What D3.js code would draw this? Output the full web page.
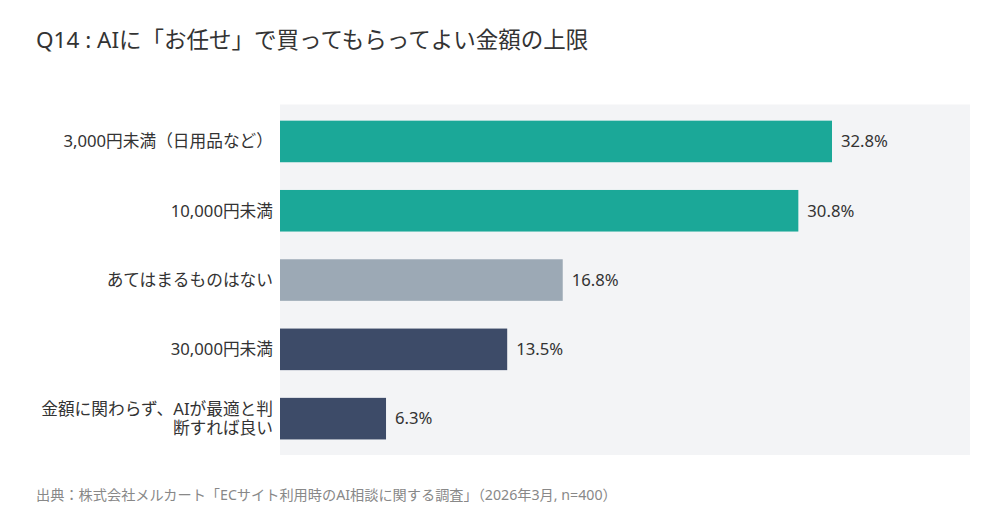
<!DOCTYPE html>
<html><head><meta charset="utf-8">
<script src="https://cdn.jsdelivr.net/npm/d3@7"></script>
<style>
body{margin:0;background:#fff;}
svg text{font-family:"Noto Sans","Noto Sans CJK JP",sans-serif;}
</style></head>
<body><svg id="c" width="1000" height="527"></svg>
<script>
const title = "Q14 : AIに「お任せ」で買ってもらってよい金額の上限";
const source = "出典：株式会社メルカート「ECサイト利用時のAI相談に関する調査」（2026年3月, n=400）";
const categories = ["3,000円未満（日用品など）","10,000円未満","あてはまるものはない","30,000円未満","金額に関わらず、AIが最適と判断すれば良い"];
const labelLines = [["3,000円未満（日用品など）"],["10,000円未満"],["あてはまるものはない"],["30,000円未満"],["金額に関わらず、AIが最適と判","断すれば良い"]];
const values = [32.8, 30.8, 16.8, 13.5, 6.3];
const colors = ["#1ba898","#1ba898","#9ca9b5","#3d4b68","#3d4b68"];

const svg = d3.select("#c");
const plot = {x0:280, x1:970, y0:104.5, y1:455};

svg.append("text").attr("x",36).attr("y",48).attr("font-size",22.5).attr("fill","#333").text(title);

svg.append("rect").attr("x",plot.x0).attr("y",plot.y0).attr("width",plot.x1-plot.x0).attr("height",plot.y1-plot.y0).attr("fill","#f3f4f6");

const x = d3.scaleLinear().domain([0, d3.max(values)*1.25]).range([plot.x0, plot.x1]);
const y = d3.scaleBand().domain(categories).range([106.8, 453.3]).paddingInner(0.4).paddingOuter(0.2);

svg.selectAll("rect.bar").data(categories).join("rect").attr("class","bar")
  .attr("x",x(0)).attr("y",d=>y(d)).attr("height",y.bandwidth())
  .attr("width",(d,i)=>x(values[i])-x(0)).attr("fill",(d,i)=>colors[i]);

svg.selectAll("text.val").data(categories).join("text").attr("class","val")
  .attr("x",(d,i)=>x(values[i])+9).attr("y",d=>y(d)+y.bandwidth()/2)
  .attr("dy","0.35em").attr("font-size",16.7).attr("fill","#333")
  .text((d,i)=>values[i].toFixed(1)+"%");

const fs = 16.7, lh = 18.5;
const lg = svg.selectAll("text.lab").data(categories).join("text").attr("class","lab")
  .attr("text-anchor","end").attr("font-size",fs).attr("fill","#333");
lg.each(function(d,i){
  const lines = labelLines[i];
  const c = y(d)+y.bandwidth()/2;
  const first = c - (lines.length-1)*lh/2 + fs*0.35;
  d3.select(this).selectAll("tspan").data(lines).join("tspan")
    .attr("x",273).attr("y",(l,j)=> first + j*lh).text(l=>l);
});

svg.append("text").attr("x",36).attr("y",500).attr("font-size",14.2).attr("fill","#888").text(source);
</script></body></html>
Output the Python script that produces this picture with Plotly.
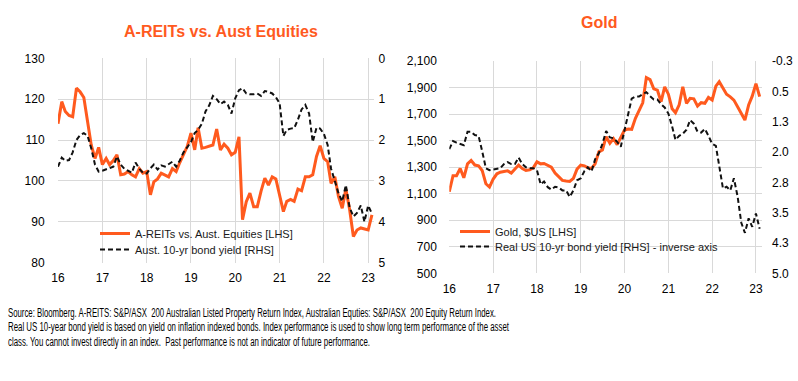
import json
import plotly.graph_objects as go
import pandas as pd

# ---------------- data (monthly, Jan-2016 .. Feb-2023) ----------------
start_month = "2016-01-01"
n_months = 86

areit_vs_equities = [114.0, 119.4, 117.0, 116.0, 115.7, 122.7, 121.8, 120.4, 114.5, 108.8, 105.5, 108.2,
                     104.0, 105.5, 104.0, 105.0, 106.4, 101.5, 101.7, 102.3, 101.5, 101.0, 103.0, 101.9,
                     102.3, 96.6, 99.8, 100.5, 101.9, 101.5, 101.0, 103.0, 102.3, 104.5, 106.5, 108.4,
                     111.7, 107.6, 113.0, 108.0, 108.2, 108.5, 108.8, 112.7, 107.6, 109.0, 108.0, 106.4,
                     107.0, 110.8, 90.5, 94.9, 97.0, 93.7, 93.7, 97.5, 100.7, 99.0, 101.0, 100.5,
                     96.5, 92.5, 95.0, 95.5, 95.0, 98.0, 97.6, 101.0, 101.0, 101.5, 106.0, 108.6,
                     105.5, 104.7, 99.4, 101.0, 96.2, 93.3, 98.0, 93.0, 86.4, 88.0, 88.5, 88.2,
                     88.0, 91.7]

aust_10yr_yield = [2.65, 2.43, 2.51, 2.49, 2.30, 2.00, 1.88, 1.83, 1.90, 2.20, 2.60, 2.77,
                   2.75, 2.72, 2.69, 2.65, 2.40, 2.60, 2.70, 2.75, 2.80, 2.55, 2.70, 2.80,
                   2.82, 2.69, 2.60, 2.72, 2.62, 2.65, 2.60, 2.53, 2.65, 2.50, 2.30, 2.17,
                   2.05, 1.83, 1.75, 1.60, 1.30, 1.15, 0.92, 1.00, 1.12, 1.06, 1.14, 1.35,
                   0.98, 0.78, 0.73, 0.86, 0.88, 0.88, 0.86, 0.92, 0.80, 0.82, 0.86, 0.95,
                   1.10, 1.90, 1.75, 1.72, 1.71, 1.50, 1.25, 1.14, 1.35, 2.05, 1.70, 1.72,
                   1.85, 2.12, 2.70, 3.00, 3.30, 3.50, 3.10, 3.65, 3.87, 3.78, 3.60, 4.00,
                   3.60, 3.80]

gold_usd = [1115, 1235, 1235, 1290, 1220, 1325, 1350, 1316, 1310, 1275, 1175, 1150,
            1210, 1250, 1262, 1270, 1272, 1255, 1285, 1316, 1290, 1275, 1280, 1295,
            1340, 1325, 1328, 1315, 1300, 1255, 1225, 1200, 1195, 1192, 1216, 1285,
            1316, 1310, 1295, 1290, 1325, 1415, 1430, 1530, 1480, 1515, 1470, 1520,
            1580, 1588, 1585, 1668, 1730, 1785, 1975, 1960, 1890, 1881, 1793, 1905,
            1850, 1740, 1710, 1770, 1906, 1781, 1819, 1815, 1760, 1786, 1781, 1825,
            1806, 1910, 1944, 1900, 1850, 1830, 1805, 1755, 1700, 1655, 1768, 1835,
            1930, 1831]

real_us_10yr_yield = [1.93, 1.73, 1.77, 1.80, 1.83, 1.50, 1.50, 1.58, 1.60, 1.98, 2.40, 2.45,
                      2.43, 2.42, 2.40, 2.30, 2.25, 2.30, 2.30, 2.14, 2.30, 2.38, 2.40, 2.40,
                      2.45, 2.80, 2.73, 2.87, 2.93, 2.86, 2.88, 2.95, 2.95, 3.11, 2.95, 2.70,
                      2.65, 2.47, 2.38, 2.48, 2.18, 2.03, 1.80, 1.48, 1.64, 1.66, 1.75, 1.87,
                      1.45, 1.10, 0.68, 0.63, 0.63, 0.57, 0.52, 0.62, 0.70, 0.70, 0.82, 0.90,
                      1.05, 1.37, 1.70, 1.60, 1.55, 1.45, 1.21, 1.30, 1.50, 1.52, 1.43, 1.60,
                      1.80, 1.85, 2.40, 2.90, 2.86, 2.95, 2.65, 3.10, 3.75, 4.00, 3.64, 3.85,
                      3.52, 3.90]

year_ticks = ["2016-01-01", "2017-01-01", "2018-01-01", "2019-01-01",
              "2020-01-01", "2021-01-01", "2022-01-01", "2023-01-01"]
year_labels = ["16", "17", "18", "19", "20", "21", "22", "23"]

real_yield_ticks = [-0.25, 0.5, 1.25, 2.0, 2.75, 3.5, 4.25, 5.0]
real_yield_labels = ["-0.3", "0.5", "1.3", "2.0", "2.8", "3.5", "4.3", "5.0"]

left_title = "A-REITs vs. Aust Equities"
right_title = "Gold"
source_lines = [
    "Source: Bloomberg. A-REITS: S&P/ASX  200 Australian Listed Property Return Index, "
    "Australian Equties: S&P/ASX  200 Equity Return Index.",
    "Real US 10-year bond yield is based on yield on inflation indexed bonds. Index performance "
    "is used to show long term performance of the asset",
    "class. You cannot invest directly in an index.  Past performance is not an indicator of "
    "future performance.",
]

# ---------------- styling ----------------
ORANGE = "#FF5A1E"
GRID = "#D9D9D9"
FONT = "Liberation Sans, Arial, sans-serif"
W, H = 798, 381
source_line_widths = [488, 501, 362]   # condensed (narrow) rendering of the footnote lines

dates = pd.date_range(start_month, periods=n_months, freq="MS")


def px_x(a, b):
    return [a / W, b / W]


def px_y(top, bottom):
    return [1 - bottom / H, 1 - top / H]


fig = go.Figure()
fig.add_trace(go.Scatter(x=dates, y=areit_vs_equities, name="A-REITs vs. Aust. Equities [LHS]",
                         mode="lines", line=dict(color=ORANGE, width=3),
                         xaxis="x", yaxis="y", legend="legend"))
fig.add_trace(go.Scatter(x=dates, y=aust_10yr_yield, name="Aust. 10-yr bond yield [RHS]",
                         mode="lines", line=dict(color="#111111", width=2, dash="5px,3px"),
                         xaxis="x", yaxis="y2", legend="legend2"))
fig.add_trace(go.Scatter(x=dates, y=gold_usd, name="Gold, $US [LHS]",
                         mode="lines", line=dict(color=ORANGE, width=3),
                         xaxis="x2", yaxis="y3", legend="legend3"))
fig.add_trace(go.Scatter(x=dates, y=real_us_10yr_yield,
                         name="Real US 10-yr bond yield [RHS] - inverse axis",
                         mode="lines", line=dict(color="#111111", width=2, dash="5px,3px"),
                         xaxis="x2", yaxis="y4", legend="legend4"))

xcommon = dict(type="date", tickvals=year_ticks, ticktext=year_labels, showgrid=False,
               minor=dict(tickvals=year_ticks[1:], showgrid=True, gridcolor=GRID, gridwidth=1,
                          ticks=""),
               zeroline=False, showline=False,
               ticks="outside", ticklen=4, tickcolor="rgba(0,0,0,0)", automargin=False,
               tickfont=dict(size=12, color="#000000", family=FONT),
               range=["2016-01-01", "2023-02-18"])
ycommon = dict(zeroline=False, ticks="outside", tickcolor="rgba(0,0,0,0)", automargin=False,
               tickfont=dict(size=12, color="#000000", family=FONT))

annotations = [
    dict(text="<b>%s</b>" % left_title, x=220.5 / W, y=1 - 31 / H, xref="paper", yref="paper",
         xanchor="center", yanchor="middle", showarrow=False,
         font=dict(size=16, color=ORANGE, family=FONT)),
    dict(text="<b>%s</b>" % right_title, x=599 / W, y=1 - 22.5 / H, xref="paper", yref="paper",
         xanchor="center", yanchor="middle", showarrow=False,
         font=dict(size=16, color=ORANGE, family=FONT)),
]
for k, line in enumerate(source_lines):
    annotations.append(dict(text=line, x=6 / W, y=1 - (313 + 14.3 * k) / H, xref="paper",
                            yref="paper", xanchor="left", yanchor="middle", align="left",
                            showarrow=False,
                            font=dict(size=12, color="#000000", family=FONT)))


def legend_at(x_px, top_px):
    return dict(x=x_px / W, y=1 - top_px / H, xanchor="left", yanchor="top",
                bgcolor="rgba(0,0,0,0)", font=dict(size=11, color="#1a1a1a", family=FONT))


fig.update_layout(
    width=W, height=H, margin=dict(l=0, r=0, t=0, b=0, autoexpand=False),
    paper_bgcolor="white", plot_bgcolor="white",
    font=dict(family=FONT, size=12, color="#000000"),
    xaxis=dict(xcommon, domain=px_x(58, 374), anchor="y"),
    yaxis=dict(ycommon, domain=px_y(58.3, 262.7), range=[80, 130], dtick=10, showgrid=True,
               gridcolor=GRID, ticklen=10),
    yaxis2=dict(ycommon, overlaying="y", side="right", anchor="x", range=[5, 0], dtick=1,
                showgrid=False, ticklen=1),
    xaxis2=dict(xcommon, domain=px_x(449.3, 761.7), anchor="y3"),
    yaxis3=dict(ycommon, domain=px_y(61, 273.3), range=[500, 2100], tick0=500, dtick=200,
                tickformat=",", showgrid=True, gridcolor=GRID, ticklen=9, anchor="x2"),
    yaxis4=dict(ycommon, overlaying="y3", side="right", anchor="x2", range=[5.0, -0.25],
                tickvals=real_yield_ticks, ticktext=real_yield_labels,
                showgrid=False, ticklen=7),
    legend=legend_at(95, 219),
    legend2=legend_at(95, 235),
    legend3=legend_at(455, 217),
    legend4=legend_at(455, 232),
    showlegend=True,
    annotations=annotations,
)

squeeze_targets = [[line.split(" ")[0] + " " + line.split(" ")[1], w]
                   for line, w in zip(source_lines, source_line_widths)]
post = """
document.body.style.margin='0';
var targets = %s;
document.querySelectorAll('text.annotation-text').forEach(function(t){
  var s = t.textContent;
  targets.forEach(function(p){
    if (s.indexOf(p[0]) === 0) {
      t.setAttribute('textLength', p[1]);
      t.setAttribute('lengthAdjust', 'spacingAndGlyphs');
    }
  });
});
""" % json.dumps(squeeze_targets)

fig.write_html("out.html", post_script=post, config={"displayModeBar": False})
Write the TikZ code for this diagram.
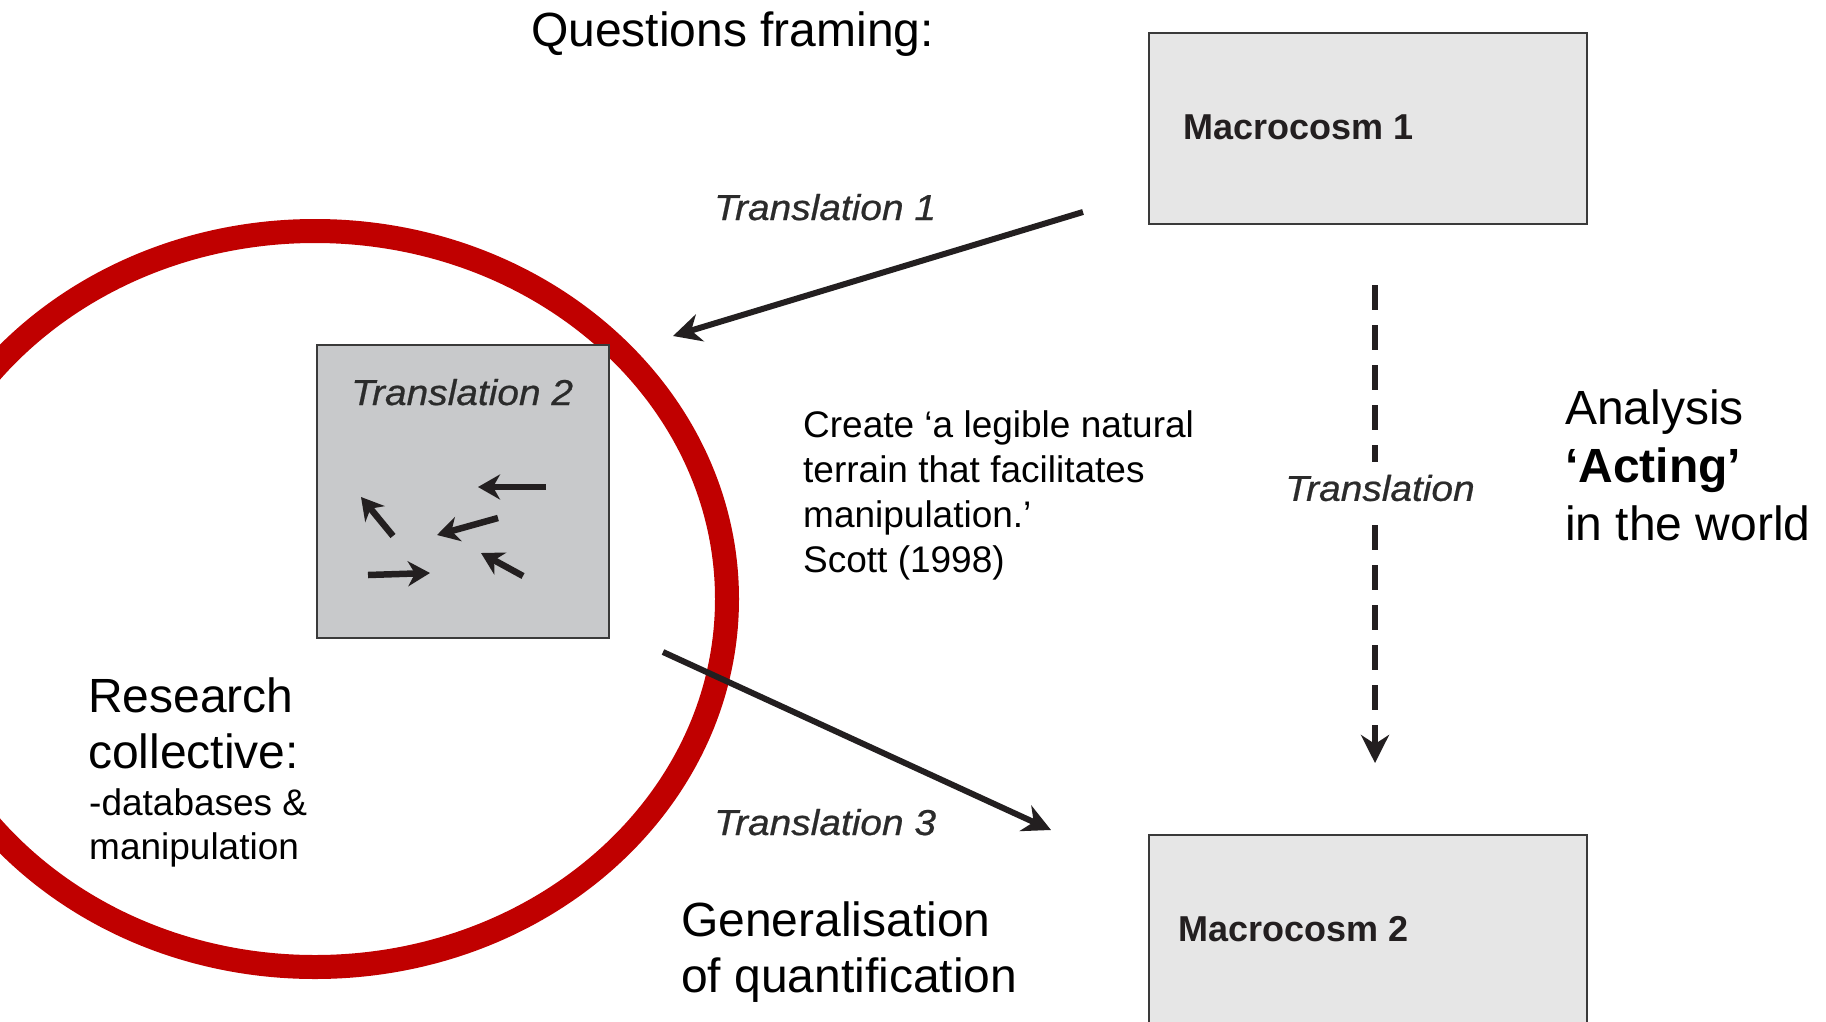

*-*-*

**EXERCISE OBJECTIVE:** From the records above, copy only the lines running from the line holding "Output the Python" through the line holding "3.60, 3.80]", with no pictures.

**THE RESULT:**
Output the Python script that produces this picture with Plotly.
import json
import plotly.graph_objects as go
import pandas as pd

# ---------------- data (monthly, Jan-2016 .. Feb-2023) ----------------
start_month = "2016-01-01"
n_months = 86

areit_vs_equities = [114.0, 119.4, 117.0, 116.0, 115.7, 122.7, 121.8, 120.4, 114.5, 108.8, 105.5, 108.2,
                     104.0, 105.5, 104.0, 105.0, 106.4, 101.5, 101.7, 102.3, 101.5, 101.0, 103.0, 101.9,
                     102.3, 96.6, 99.8, 100.5, 101.9, 101.5, 101.0, 103.0, 102.3, 104.5, 106.5, 108.4,
                     111.7, 107.6, 113.0, 108.0, 108.2, 108.5, 108.8, 112.7, 107.6, 109.0, 108.0, 106.4,
                     107.0, 110.8, 90.5, 94.9, 97.0, 93.7, 93.7, 97.5, 100.7, 99.0, 101.0, 100.5,
                     96.5, 92.5, 95.0, 95.5, 95.0, 98.0, 97.6, 101.0, 101.0, 101.5, 106.0, 108.6,
                     105.5, 104.7, 99.4, 101.0, 96.2, 93.3, 98.0, 93.0, 86.4, 88.0, 88.5, 88.2,
                     88.0, 91.7]

aust_10yr_yield = [2.65, 2.43, 2.51, 2.49, 2.30, 2.00, 1.88, 1.83, 1.90, 2.20, 2.60, 2.77,
                   2.75, 2.72, 2.69, 2.65, 2.40, 2.60, 2.70, 2.75, 2.80, 2.55, 2.70, 2.80,
                   2.82, 2.69, 2.60, 2.72, 2.62, 2.65, 2.60, 2.53, 2.65, 2.50, 2.30, 2.17,
                   2.05, 1.83, 1.75, 1.60, 1.30, 1.15, 0.92, 1.00, 1.12, 1.06, 1.14, 1.35,
                   0.98, 0.78, 0.73, 0.86, 0.88, 0.88, 0.86, 0.92, 0.80, 0.82, 0.86, 0.95,
                   1.10, 1.90, 1.75, 1.72, 1.71, 1.50, 1.25, 1.14, 1.35, 2.05, 1.70, 1.72,
                   1.85, 2.12, 2.70, 3.00, 3.30, 3.50, 3.10, 3.65, 3.87, 3.78, 3.60, 4.00,
                   3.60, 3.80]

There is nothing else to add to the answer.